We were kind of racing the sunset out to the coast, and picked up a couple hitch hikers on the way, but didn´t make it for sunset. We entered through a gate at the first sign we saw for the park, and wandered along some trails for a bit until we found something of a camp ground and a restaurant where some guy came to greet us, showed us around the camp, and told us to drive up the road to the other entrance to the park. We set up the tent, made a quick dinner, and I crashed early.

The next morning I woke up and walked down to the lake for some pictures and then walked down to the restaurant where I found Alejandro (the camp host, not our car) and asked him for some advice on trails in the park. He pulled out a picture book of the trails made by some University of California students who do research in the area every winter, and showed me a few of the trails.

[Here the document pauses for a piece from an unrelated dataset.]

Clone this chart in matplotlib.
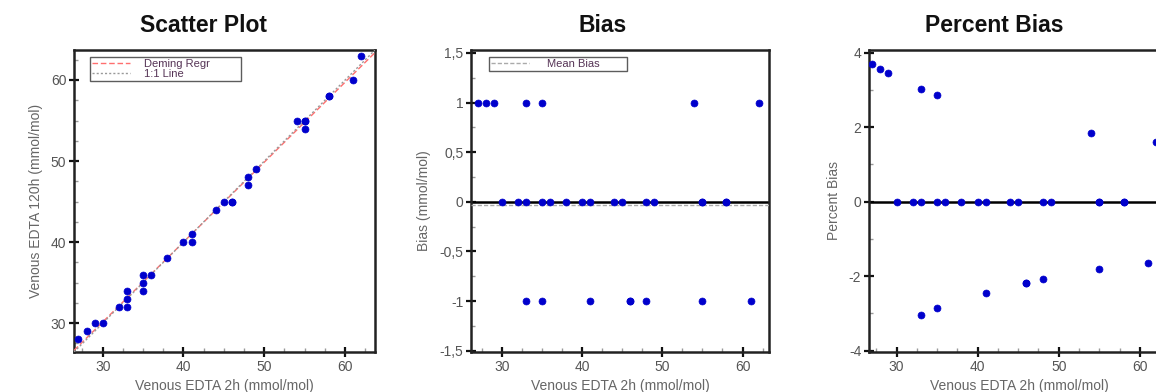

I slept. When we decided to leave John had a vague idea of where the trail was, I had the previous research I had done, which didn't make the trek we were planning very enticing. Turns out we couldn't even find the trailhead, so we spent the day on the beach, the first time on the west coast in awhile. I had recently discovered 'The Girl With The Dragon Tattoo´series, so I read all day, while John went for a run... and???

After our beach day we headed to a hostel that was suggested to us, but it was full, and so was everwhere else, or too expensive. We finaelly found a room, fed my olive addiction with bulk olives, and relaxed.

We were met with more overcast rainy weather, and traveled up the east coast of the island. It was a nice day of rural driving. We stopped in a town that had a restaurant with people selling fish outside, seemed like a good call. Turns out everyone inside was just drinking. We ordered some fish, and then John saw a guy eating a fish stew, so we ordered that too. The highlight of the meal was probably the hot sauce, we cleaned them out, but everything else was great too. 

After finishing our drive through the countyside we hopped on the ferry again, where we received an email from Jeff, the guy we who told us about the beer event before, this time telling us he was in Osorno and there was another beer event there.